Create functions to handle different events during transcription.

1def on_open(session_opened: aai.RealtimeSessionOpened):
2 print("Session ID:", session_opened.session_id)
3
4def on_data(transcript: aai.RealtimeTranscript):
5 if not transcript.text:
6 return
7 if isinstance(transcript, aai.RealtimeFinalTranscript):
8 print(transcript.text, end="\r\n")
9 else:
10 print(transcript.text, end="\r")
11
12def on_error(error: aai.RealtimeError):
13 print("An error occurred:", error)
14
15def on_close():
16 print("Closing Session")

Create a function to get the device index for your BlackHole virtual input device.

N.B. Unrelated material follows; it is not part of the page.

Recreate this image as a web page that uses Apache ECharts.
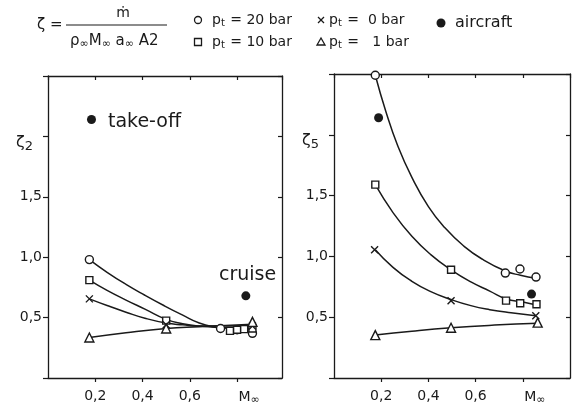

1def get_blackhole_device_index():
2 p = pyaudio.PyAudio()
3 for i in range(p.get_device_count()):
4 dev_info = p.get_device_info_by_index(i)
5 if dev_info['name'].startswith('BlackHole'):
6 return i
7 return None
8
9blackhole_index = get_blackhole_device_index()

Now we create our transcriber and MicrophoneStream, setting the BlackHole virtual device index.

1transcriber = aai.RealtimeTranscriber(
2 sample_rate=44_100,
3 on_data=on_data,
4 on_error=on_error,
5 on_open=on_open,
6 on_close=on_close,
7 end_utterance_silence_threshold=500
8)
9
10transcriber.connect()
11
12microphone_stream = aai.extras.MicrophoneStream(sample_rate=44_100)
13microphone_stream.device_index = blackhole_index
14transcriber.stream(microphone_stream)
15
16transcriber.close()

You can press Ctrl+C to stop the transcription.

Troubleshooting:

  • You need to select BlackHole as your system output device for the audio to be piped correctly

  • If you still need to hear the audio, you can create a multi-output device on Mac that sends audio to both BlackHole and your speakers/headphones Here’s how to set it up: Open “Audio MIDI Setup” (you can find this by searching in Spotlight). Click the ”+” button in the bottom left corner and choose “Create Multi-Output Device”. In the list on the right, check both your regular output (e.g., “MacBook Pro Speakers”) and “BlackHole 2ch”. Optionally, rename this new device to something like “BlackHole + Speakers”. You may need to modify your script to search for this new device.